Всего лишь один раз обошлось без такого промежутка.
Я только что закончил «Майкла и Мэри». Было лето, мы жили в нашем загородном коттедже в Сассексе. Мой соавтор отправился в деревню сдавать на почту драгоценную пьесу — ее с нетерпением дожидался режиссер в Нью-Йорке. Мы договорились, что обратно Дафна пойдет через поле, а я ее встречу. Я ненавижу деловую сторону писательской профессии, хотя мой агент избавляет меня от большинства тягот. Я шел и с грустью размышлял о том, что впереди еще неизбежная грызня по поводу прав на экранизацию. Чем больше я об этом думал, тем более неоправданными казались мне притязания постановщика на долю в доходах от экранизации. Я не хотел уступать, но противно было участвовать в бесконечных спорах и переписке, которые наверняка последуют за моим отказом.

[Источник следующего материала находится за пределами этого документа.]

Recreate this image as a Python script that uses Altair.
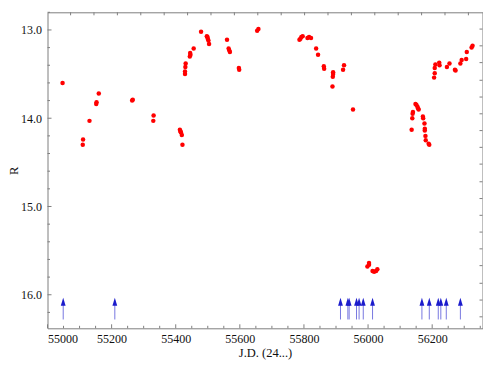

Встретившись, мы с Дафной присели отдохнуть.
Я сказал:
— Я все думаю об этих злосчастных правах на экранизацию.
— Ты же всегда оставляешь их за собой?
— Нет, послушай, какая мне идея пришла. Это довольно смешно. Смотри: А пишет книгу и продает ее Б и при этом уступает половину прав на экранизацию, а В ставит по книге спектакль, получая половину прав на постановку, включая права на экранизацию. Потом английский постановщик Г покупает пьесу вместе со всеми американскими правами и в том числе, само собой, с половиной прав на экранизацию. Затем он продает пьесу американскому постановщику Д, и тот, естественно, требует половину дохода от экранизации. В конечном итоге право на экранизацию продано за такую-то сумму. И что получается?
— Автору не так-то много достанется, — ответила Дафна осторожно. — Каждый следующий получает половину оставшегося, или как?
— В том-то и дело! Предположим, для А это первая книга и он составил договор небрежно. Тогда каждый новый гангстер может утверждать, что вправе получить половину всей суммы, которую выплачивает кинокомпания. Итак, если киностудия платит тысячу фунтов, А придется выложить больше двух тысяч — за права на экранизацию собственной книги.
— Выходит, чем дороже он ее продаст, тем больше потеряет?